Tech Industry Terminology

  • A/B Test: An experiment to modify an experience and choose between several options (A or B). This could be as simple as changing a button color or the entire underlying interface for the app. A/B tests are notoriously hard to get right and often suffer from imbalanced groups and unintended consequences.
  • Agile: Software development focused on rapid iteration and communication instead of careful planning. (In contrast to the older “waterfall” style of development.) Often abused by power-hungry project managers who want to control what engineers should work on.
  • Application Programming Interface (API): A way to describe how different software components will interact. “That team has a horrible API!” is a common excuse for delays indicating that there’s an integration challenge.
    • This is one of those terms for which no one uses the full form. Stick with API and you’ll be good.

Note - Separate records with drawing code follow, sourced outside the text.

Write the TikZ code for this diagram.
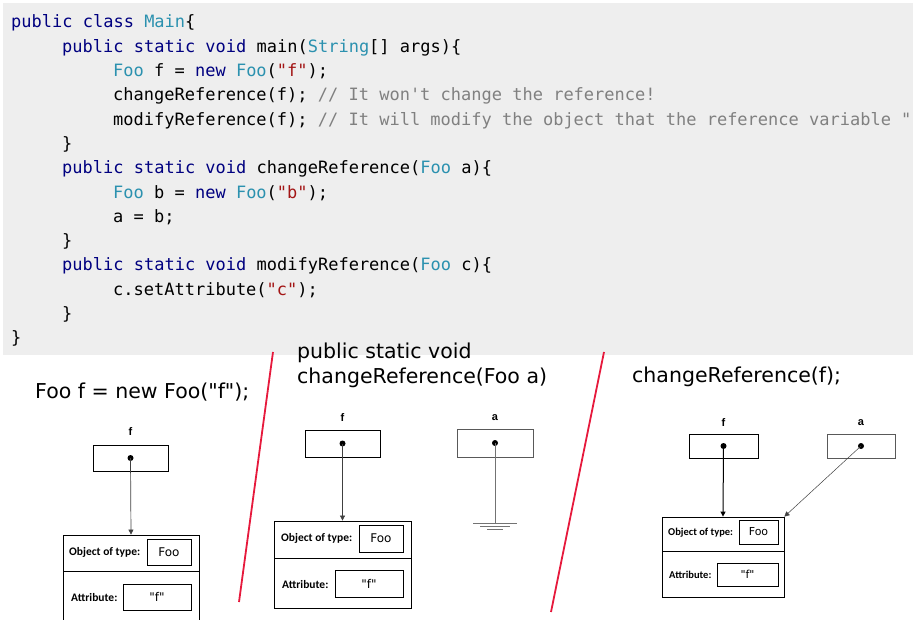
\documentclass[tikz,border=0pt]{standalone}
\usepackage{fontspec}
\setmainfont{DejaVu Sans}[Ligatures=TeXOff]
\setmonofont{DejaVu Sans Mono}
\newfontfamily\carl{Carlito}
\newfontfamily\lib{Liberation Sans}
\usetikzlibrary{arrows.meta}
\definecolor{codebg}{RGB}{238,238,238}
\definecolor{kwc}{RGB}{0,0,128}
\definecolor{tyc}{RGB}{43,145,175}
\definecolor{stc}{RGB}{163,21,21}
\definecolor{cmc}{RGB}{128,128,128}
\definecolor{redline}{RGB}{230,25,60}
\newcommand\kwd[1]{\textcolor{kwc}{#1}}
\newcommand\typ[1]{\textcolor{tyc}{#1}}
\newcommand\strg[1]{\textcolor{stc}{#1}}
\newcommand\cmt[1]{\textcolor{cmc}{#1}}
\tikzset{
  codeline/.style={anchor=base west, inner sep=0pt, font=\ttfamily\fontsize{17}{20}\selectfont},
  title/.style={anchor=base west, inner sep=0pt, font=\fontsize{20.5}{25}\selectfont},
  varlabel/.style={inner sep=0pt, font=\lib\bfseries\fontsize{11}{13}\selectfont},
  varbox/.style={draw, line width=0.8pt, inner sep=0pt},
  dotn/.style={circle, fill=black, inner sep=0pt, minimum size=6pt},
  objbox/.style={draw, line width=0.8pt, inner sep=0pt},
  smallbox/.style={draw, line width=0.8pt, inner sep=0pt, font=\fontsize{12}{14}\selectfont},
  objtext/.style={anchor=west, inner sep=0pt, font=\carl\bfseries\fontsize{11.5}{13}\selectfont},
  arr/.style={draw=black!75, line width=0.7pt, -{Triangle[length=5pt,width=5pt]}},
  redsep/.style={draw=redline, line width=1.8pt},
}
\begin{document}
\begin{tikzpicture}[x=1pt,y=-1pt]
\useasboundingbox (0,0) rectangle (913,620);
\fill[codebg] (3,3) rectangle (913,355);

% code
\node[codeline] (c1) at (11,28) {\kwd{public class} \typ{Main}\{};
\node[codeline] (c2) at (62,52.3) {\kwd{public static void} main(\typ{String}[] args)\{};
\node[codeline] (c3) at (113,76.6) {\typ{Foo} f = \kwd{new} \typ{Foo}(\strg{"f"});};
\node[codeline] (c4) at (113,100.9) {changeReference(f); \cmt{// It won't change the reference!}};
\node[codeline] (c5) at (113,125.2) {modifyReference(f); \cmt{// It will modify the object that the reference variable "}};
\node[codeline] (c6) at (62,149.5) {\}};
\node[codeline] (c7) at (62,173.8) {\kwd{public static void} changeReference(\typ{Foo} a)\{};
\node[codeline] (c8) at (113,198.1) {\typ{Foo} b = \kwd{new} \typ{Foo}(\strg{"b"});};
\node[codeline] (c9) at (113,222.4) {a = b;};
\node[codeline] (c10) at (62,246.7) {\}};
\node[codeline] (c11) at (62,271) {\kwd{public static void} modifyReference(\typ{Foo} c)\{};
\node[codeline] (c12) at (113,295.3) {c.setAttribute(\strg{"c"});};
\node[codeline] (c13) at (62,319.6) {\}};
\node[codeline] (c14) at (11,343.9) {\}};

% red separators
\coordinate (r1a) at (273,352);
\coordinate (r1b) at (239,602);
\coordinate (r2a) at (604,352);
\coordinate (r2b) at (551,612);
\draw[redsep] (r1a) -- (r1b);
\draw[redsep] (r2a) -- (r2b);

% titles
\node[title] (t1) at (35,398) {Foo f = new Foo("f");};
\node[title] (t2a) at (297,358) {public static void};
\node[title] (t2b) at (297,383) {changeReference(Foo a)};
\node[title] (t3) at (632,382) {changeReference(f);};

% ---------- panel 1
\node[varlabel] (lf1) at (130.5,432) {f};
\node[varbox, minimum width=75pt, minimum height=26pt] (f1) at (130.5,458) {};
\node[dotn] (d1) at (f1.center) {};
\node[objbox, minimum width=136pt, minimum height=90pt] (o1) at (131,580) {};
\coordinate (o1l) at (63,571);
\coordinate (o1r) at (199,571);
\draw[line width=0.8pt] (o1l) -- (o1r);
\node[objtext] (ot1) at (69,552) {Object of type:};
\node[smallbox, minimum width=44pt, minimum height=26pt] (tb1) at (169,552) {Foo};
\node[objtext] (at1) at (71,598) {Attribute:};
\node[smallbox, minimum width=68pt, minimum height=26pt] (ab1) at (157,597) {"f"};
\draw[arr] (d1.center) -- (o1.north);

% ---------- panel 2
\node[varlabel] (lf2) at (342.5,418) {f};
\node[varbox, minimum width=75pt, minimum height=27pt] (f2) at (342.5,443.5) {};
\node[dotn] (d2) at (f2.center) {};
\node[objbox, minimum width=137pt, minimum height=87pt] (o2) at (342.5,564.5) {};
\coordinate (o2l) at (274,558);
\coordinate (o2r) at (411,558);
\draw[line width=0.8pt] (o2l) -- (o2r);
\node[objtext] (ot2) at (281,538) {Object of type:};
\node[smallbox, minimum width=44pt, minimum height=27pt] (tb2) at (381,538.5) {Foo};
\node[objtext] (at2) at (282,585) {Attribute:};
\node[smallbox, minimum width=68pt, minimum height=27pt] (ab2) at (369,583.5) {"f"};
\draw[arr] (d2.center) -- (o2.north);

\node[varlabel] (la2) at (495,418) {a};
\node[varbox, draw=black!65, minimum width=76pt, minimum height=28pt] (a2) at (495,443) {};
\node[dotn] (da2) at (a2.center) {};
\coordinate (g2) at (495,523);
\draw[black!55, line width=0.8pt] (da2.center) -- (g2);
\draw[black!55, line width=0.8pt] ([xshift=-22pt]g2) -- ([xshift=22pt]g2);
\draw[black!55, line width=0.8pt] ([xshift=-15pt,yshift=-3pt]g2) -- ([xshift=15pt,yshift=-3pt]g2);
\draw[black!55, line width=0.8pt] ([xshift=-8pt,yshift=-6pt]g2) -- ([xshift=8pt,yshift=-6pt]g2);

% ---------- panel 3
\node[varlabel] (lf3) at (723.5,423) {f};
\node[varbox, minimum width=69pt, minimum height=24pt] (f3) at (723.5,446) {};
\node[dotn] (d3) at (f3.center) {};
\node[varlabel] (la3) at (861,423) {a};
\node[varbox, draw=black!65, minimum width=68pt, minimum height=24pt] (a3) at (861,446) {};
\node[dotn] (da3) at (a3.center) {};
\node[objbox, minimum width=122pt, minimum height=80pt] (o3) at (723,557) {};
\coordinate (o3l) at (662,551);
\coordinate (o3r) at (784,551);
\draw[line width=0.8pt] (o3l) -- (o3r);
\node[objtext, font=\carl\bfseries\fontsize{10.5}{12}\selectfont] (ot3) at (668,533) {Object of type:};
\node[smallbox, font=\fontsize{11}{13}\selectfont, minimum width=39pt, minimum height=24pt] (tb3) at (758.5,532) {Foo};
\node[objtext, font=\carl\bfseries\fontsize{10.5}{12}\selectfont] (at3) at (669,575) {Attribute:};
\node[smallbox, font=\fontsize{11}{13}\selectfont, minimum width=61pt, minimum height=23pt] (ab3) at (747.5,574.5) {"f"};
\draw[arr, draw=black, line width=1pt] (d3.center) -- (o3.north);
\draw[arr, line width=0.5pt] (da3.center) -- (o3.north east);
\end{tikzpicture}
\end{document}
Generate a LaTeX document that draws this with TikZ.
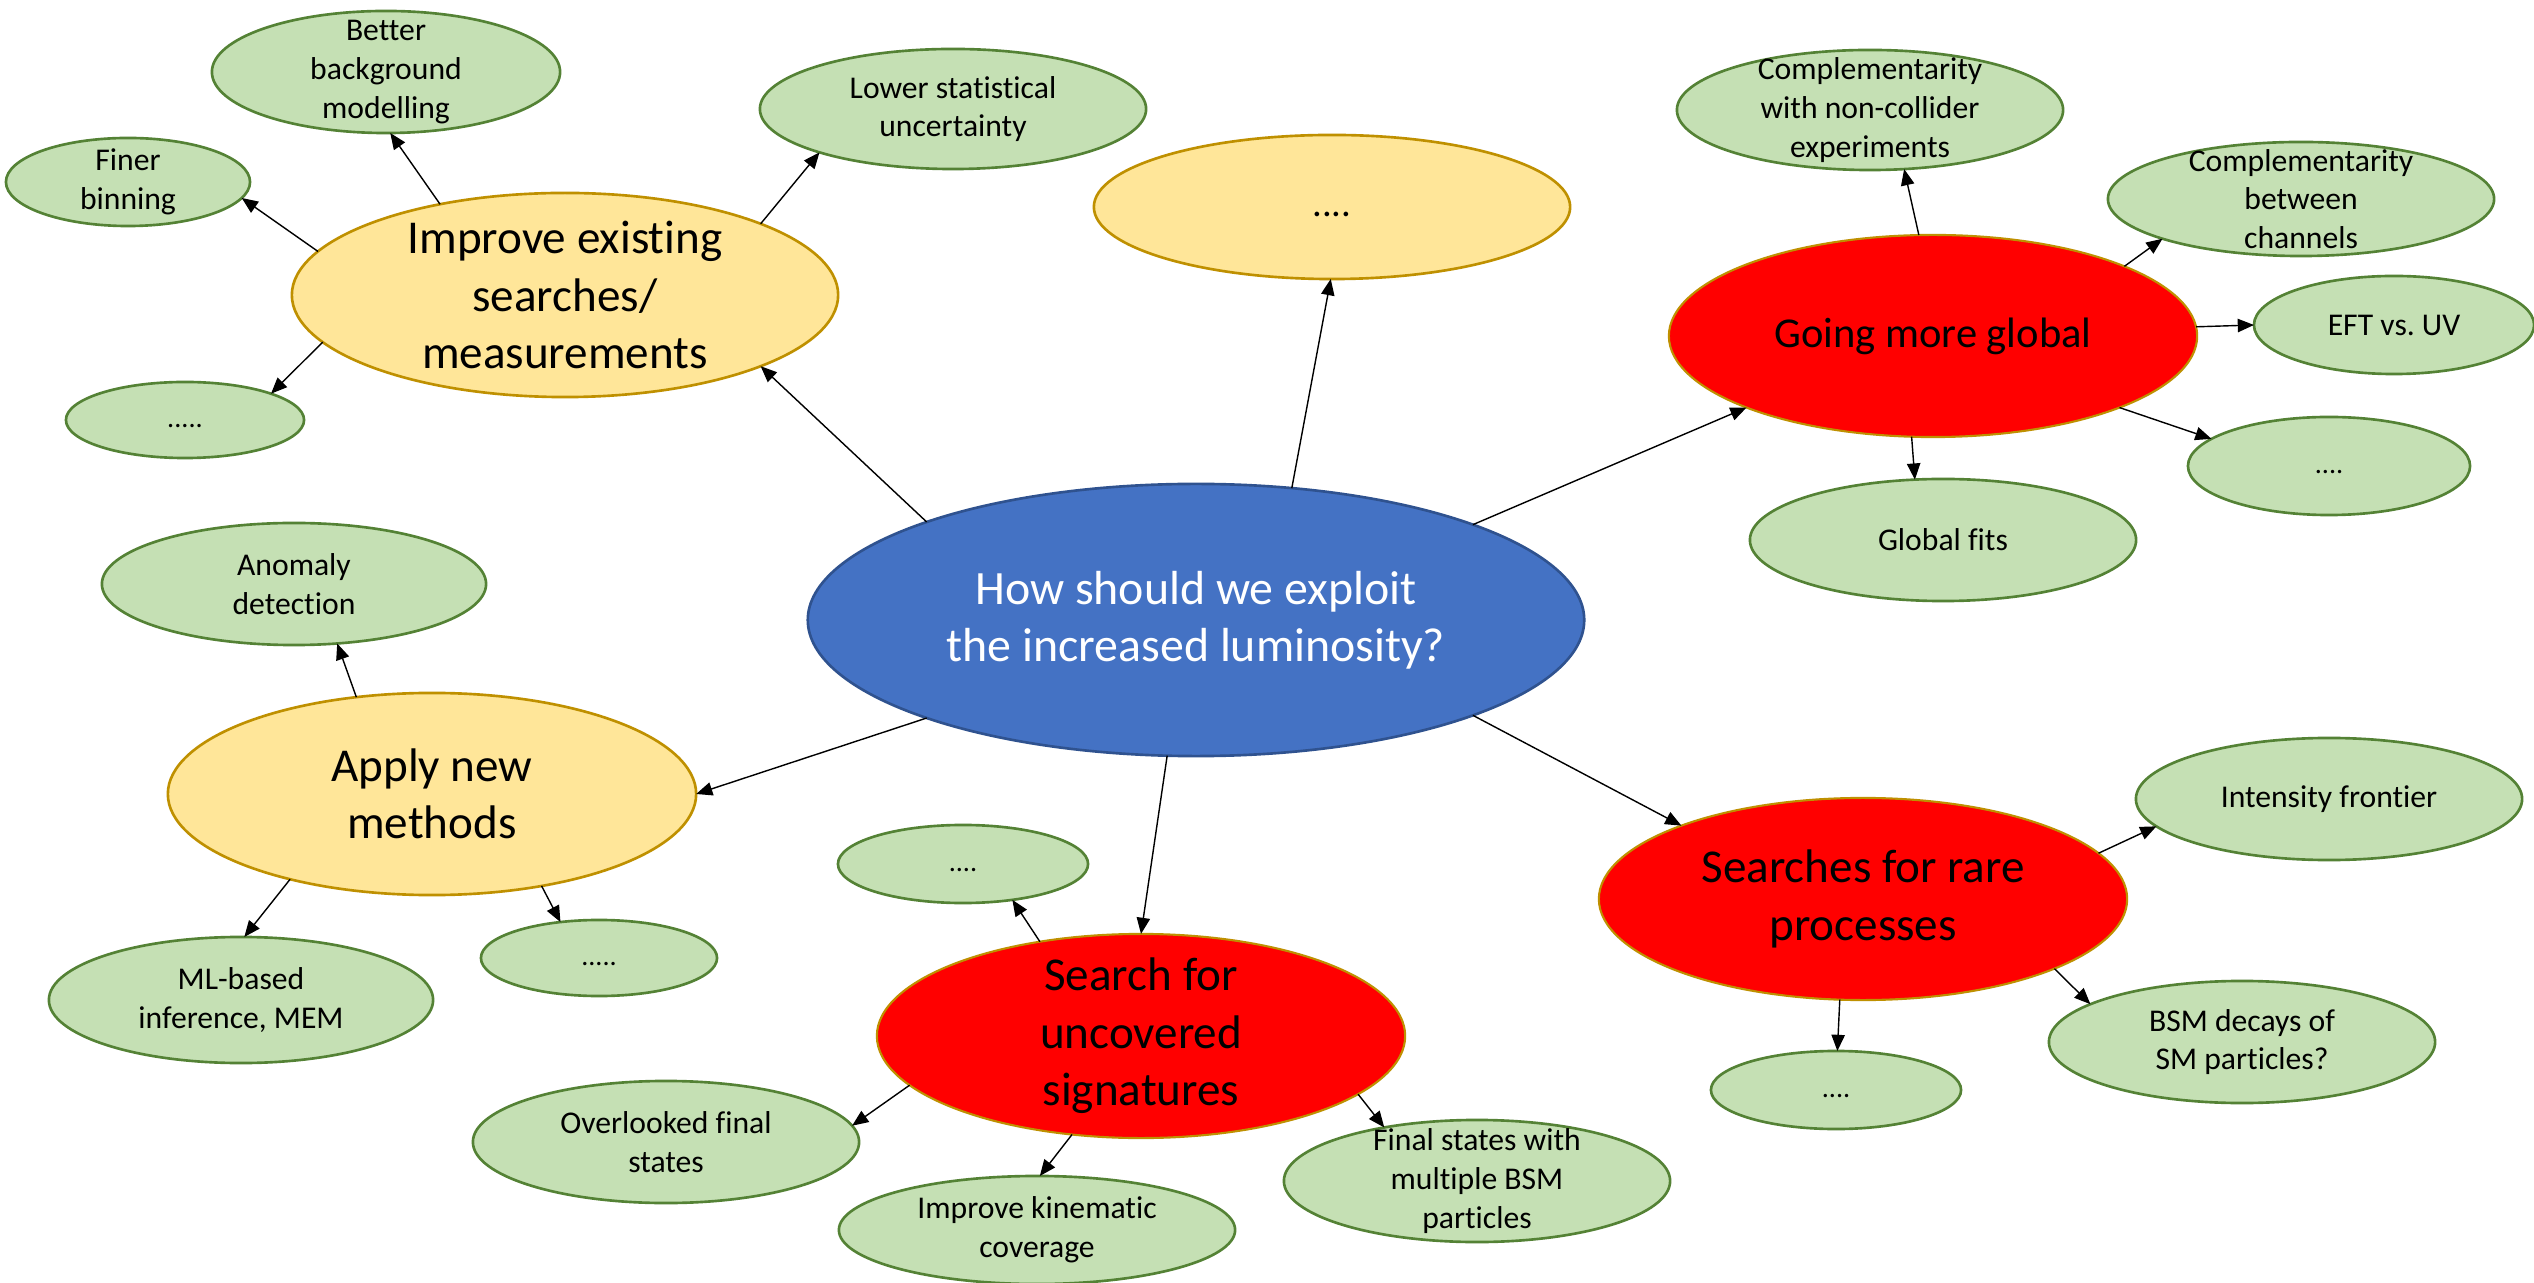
\documentclass[tikz,border=0pt]{standalone}
\usepackage{fontspec}
\setmainfont{Carlito}[Ligatures=NoCommon]
\usetikzlibrary{arrows.meta,shapes.geometric}
\frenchspacing

\definecolor{leaffill}{HTML}{C5E0B4}
\definecolor{leafedge}{HTML}{548235}
\definecolor{goldfill}{HTML}{FFE699}
\definecolor{goldedge}{HTML}{BF9000}
\definecolor{bluefill}{HTML}{4472C4}
\definecolor{blueedge}{HTML}{2F528F}
\definecolor{redfill}{HTML}{FF0000}

\begin{document}
\begin{tikzpicture}[x=0.01cm,y=-0.01cm,
  bubble/.style={ellipse, inner sep=-40pt, outer sep=0pt, align=center},
  leaf/.style={bubble, fill=leaffill, draw=leafedge, line width=0.75pt,
    font=\fontsize{9}{11}\selectfont},
  dots/.style={leaf, font=\fontsize{8}{11}\selectfont},
  topic/.style={bubble, fill=goldfill, draw=goldedge, line width=0.75pt,
    font=\fontsize{13.4}{16.3}\selectfont},
  hot/.style={bubble, fill=redfill, draw=goldedge, line width=0.6pt,
    font=\fontsize{13.4}{16.3}\selectfont},
  core/.style={bubble, fill=bluefill, draw=blueedge, line width=0.75pt,
    text=white, font=\fontsize{13.6}{16.3}\selectfont},
  sz/.style 2 args={minimum width=#1, minimum height=#2},
  link/.style={draw=black, line width=0.4pt, -{Triangle[length=4.6pt,width=3.8pt]}}
]
\useasboundingbox[fill=white] (0,0) rectangle (2534,1283);

% central question
\node[core, sz={7.76cm}{2.72cm}] (cent) at (1196,620) {How should we exploit\\the increased luminosity?};

% main branches
\node[topic, sz={4.76cm}{1.44cm}, font=\fontsize{11}{13.4}\selectfont] (dtop) at (1332,207) {\strut....};
\node[topic, sz={5.46cm}{2.04cm}] (impr) at (565,295) {Improve existing\\searches/\\measurements};
\node[topic, sz={5.28cm}{2.02cm}] (appl) at (432,794) {Apply new\\methods};
\node[hot, sz={5.28cm}{2.02cm}, font=\fontsize{12.1}{14.7}\selectfont] (glob) at (1933,336) {Going more global};
\node[hot, sz={5.28cm}{2.04cm}] (srch) at (1141,1036) {Search for\\uncovered\\signatures};
\node[hot, sz={5.28cm}{2.02cm}] (rare) at (1863,899) {Searches for rare\\processes};

% leaves of "Improve existing searches"
\node[leaf, sz={3.48cm}{1.22cm}] (bbm) at (386,72) {Better\\background\\modelling};
\node[leaf, sz={2.44cm}{0.88cm}] (fine) at (128,182) {Finer\\binning};
\node[leaf, sz={3.86cm}{1.20cm}] (lstat) at (953,109) {Lower statistical\\uncertainty};
\node[dots, sz={2.38cm}{0.76cm}] (dl1) at (185,420) {\strut.....};

% leaves of "Going more global"
\node[leaf, sz={3.86cm}{1.20cm}] (cnc) at (1870,110) {Complementarity\\with non-collider\\experiments};
\node[leaf, sz={3.86cm}{1.14cm}] (cbc) at (2301,199) {Complementarity\\between\\channels};
\node[leaf, sz={2.80cm}{0.98cm}] (eft) at (2394,325) {EFT vs. UV};
\node[dots, sz={2.82cm}{0.98cm}] (dr1) at (2329,466) {\strut....};
\node[leaf, sz={3.86cm}{1.22cm}] (gfit) at (1943,540) {Global fits};

% leaves of "Apply new methods"
\node[leaf, sz={3.84cm}{1.22cm}] (anom) at (294,584) {Anomaly\\detection};
\node[leaf, sz={3.84cm}{1.26cm}] (mlb) at (241,1000) {ML-based\\inference, MEM};
\node[dots, sz={2.36cm}{0.76cm}] (dl2) at (599,958) {\strut.....};

% leaves of "Search for uncovered signatures"
\node[dots, sz={2.50cm}{0.78cm}] (dsr) at (963,864) {\strut....};
\node[leaf, sz={3.86cm}{1.22cm}] (over) at (666,1142) {Overlooked final\\states};
\node[leaf, sz={3.96cm}{1.08cm}] (kine) at (1037,1230) {Improve kinematic\\coverage};
\node[leaf, sz={3.86cm}{1.22cm}] (fsm) at (1477,1181) {Final states with\\multiple BSM\\particles};

% leaves of "Searches for rare processes"
\node[leaf, sz={3.86cm}{1.22cm}] (intf) at (2329,799) {Intensity frontier};
\node[leaf, sz={3.86cm}{1.22cm}] (bsmd) at (2242,1042) {BSM decays of\\SM particles?};
\node[dots, sz={2.50cm}{0.78cm}] (dbt) at (1836,1090) {\strut....};

% connectors from the central question
\draw[link] (cent.160.6) -- (impr.-20.5);
\draw[link] (cent.54.9) -- (dtop.-91);
\draw[link] (cent.19.2) -- (glob.-159);
\draw[link] (cent.-19.2) -- (rare.158.7);
\draw[link] (cent.-102) -- (srch.90);
\draw[link] (cent.-160.7) -- (appl.0);

% connectors to the leaves
\draw[link] (impr.144.5) -- (bbm.-86);
\draw[link] (impr.170.7) -- (fine.-8);
\draw[link] (impr.20.5) -- (lstat.-162.3);
\draw[link] (impr.-169.9) -- (dl1.17.6);

\draw[link] (glob.98.8) -- (cnc.-60.6);
\draw[link] (glob.20.8) -- (cbc.-164.6);
\draw[link] (glob.2.8) -- (eft.180);
\draw[link] (glob.-21.2) -- (dr1.167);
\draw[link] (glob.-102) -- (gfit.115);

\draw[link] (appl.128.9) -- (anom.-54.9);
\draw[link] (appl.-149.3) -- (mlb.87);
\draw[link] (appl.-40) -- (dl2.137);

\draw[link] (srch.137.9) -- (dsr.-36.5);
\draw[link] (srch.-168.2) -- (over.5.1);
\draw[link] (srch.-125) -- (kine.87);
\draw[link] (srch.-15.9) -- (fsm.150);

\draw[link] (rare.11.3) -- (intf.-171.9);
\draw[link] (rare.-20.9) -- (bsmd.166.9);
\draw[link] (rare.-103.4) -- (dbt.88.6);
\end{tikzpicture}
\end{document}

  • Backend: The part of the software system that users don’t interact with. Backend engineers fit the classic nerd stereotype: they’re more comfortable in front of the computer than in front of a person – that’s why they chose backend development!
  • Big Data: Lots of data, typically generated by lots of users doing something on the Internet. How big is ‘big’ depends on who you’re talking to – in the 80s, a gigabyte was a lot. Nowadays, people don’t bat an eye at a petabyte (that’s a million gigabytes).
  • Bugs: The bane of most developers, yet impossible to avoid as long as humans write software. A bug is when something goes wrong with the software.
  • C-Suite: The head honchos of the company – the CFO, CTO, and COO (read: the most powerful and richest people). Many companies will try to be cutesy and call this something more alluring, e.g. the “S-team” with Jeff Bezos at Amazon.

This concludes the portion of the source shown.